Песок взвихрился в мозгу Туами. Он подумал в смятении: тот Туами, которого и мне дали взамен, изменился до неузнаваемости — что ж теперь делать? Только Марлан остался прежним — похудел, ослаб, но все ж остался прежним. Туами пристально поглядел вперед, пытаясь найти кого-нибудь, кто совсем не изменился и мог бы послужить ему опорой. Солнце сверкало на парусе рыжим румянцем, и Марлан тоже казался рыжим. Его руки и ноги напряженно согнулись, волосы и борода встопорщились, зубы были как у волка, а глаза как плоские камни. Рот то открывался, то закрывался.
— Говорю вам, они не могут гнаться за нами. Потому что не умеют плыть.
Рыжая дымка постепенно растаяла, и парус ярко засиял под солнцем. Вакити ползком обогнул мачту, стараясь не задеть своими роскошными волосами, которыми он так гордился, за снасти, чтоб не испортить прическу. Он проскользнул мимо Марлана, выказав ему, насколько это было возможно в узкой лодке, свою почтительность и сожаление, что он вынужден прошнырнуть так близко. Он пробрался мимо Вивани и вылез к Туами на корму с жалкой улыбкой.
— Прости, старший. Теперь спи.
Он зажал рулевое весло под левым локтем и сел на место Туами. А тот, освободившись, переполз через Танакиль и встал на колени возле полного сосуда, томимый жаждой. Вивани убирала волосы, вскинув руки и ловко орудуя гребнем вдоль, поперек и книзу. Она не изменилась или по крайней мере изменилась только по отношению к дьяволенку, который завладел ею. Туами вспомнил про ночь, таившуюся в глазах Танакиль, и отказался от мысли уснуть. Может быть, немного погодя, когда станет уже невозможно бодрствовать, но обязательно хлебнув из сосуда. Руки его нетерпеливо потянулись к поясу и вытащили остро отточенный клинок из слоновой кости с еще бесформенной рукоятью. Он отыскал в кожаном мешочке подходящий камень и опять стал точить, а вокруг наступило молчание. Ветер посвежел, и вода стремительно журчала за кормой, обтекая рулевое весло. Долбленка была такая тяжелая, что почти не вздымалась на волнах и не рыскала под напором ветра, как это иногда бывало с лодками, сделанными из коры. Поэтому ветер только овевал их всех теплым дыханием и отчасти рассеял смятение в голове Туами. Он уныло точил клинок, безразличный к тому, закончена ли работа, только бы занять руки и отвлечься.

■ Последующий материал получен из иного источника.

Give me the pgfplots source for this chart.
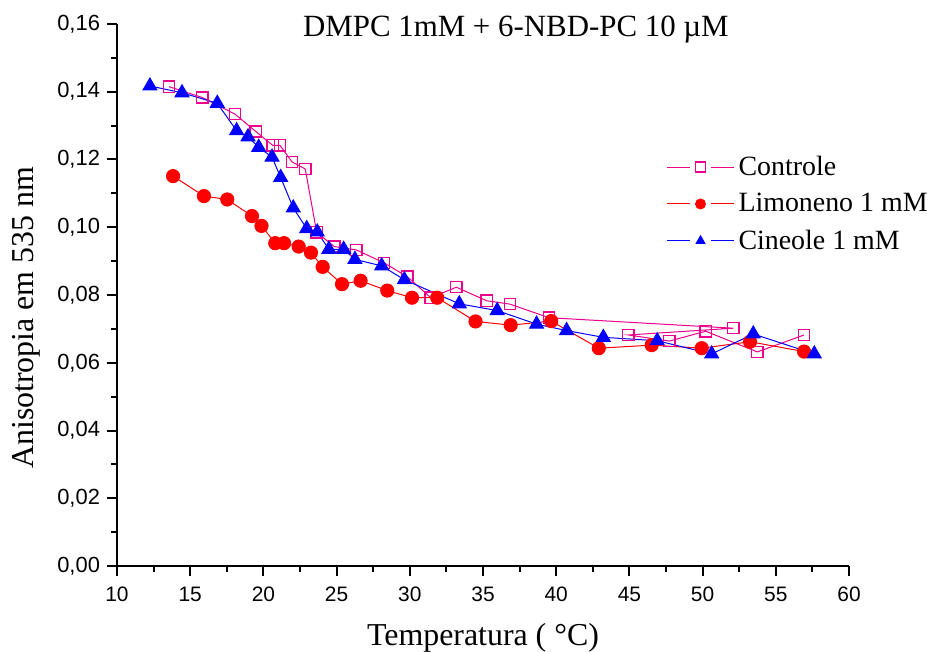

Вивани покончила с прической и оглядела остальных. Она издала короткий смешок, который прозвучал бы робко у кого угодно, только не у нее. Потом дернула за шнурок, удерживавший кожаную колыбель, в которой покоились ее груди, и, обнажив, подставила их сверкающему солнцу. У нее за спиною Туами увидал низкие холмы и зелень дерев, под сенью которых стлалась темнота. Темнота простиралась и над водой узкой полоской, а выше нее живо и ярко зеленели деревья.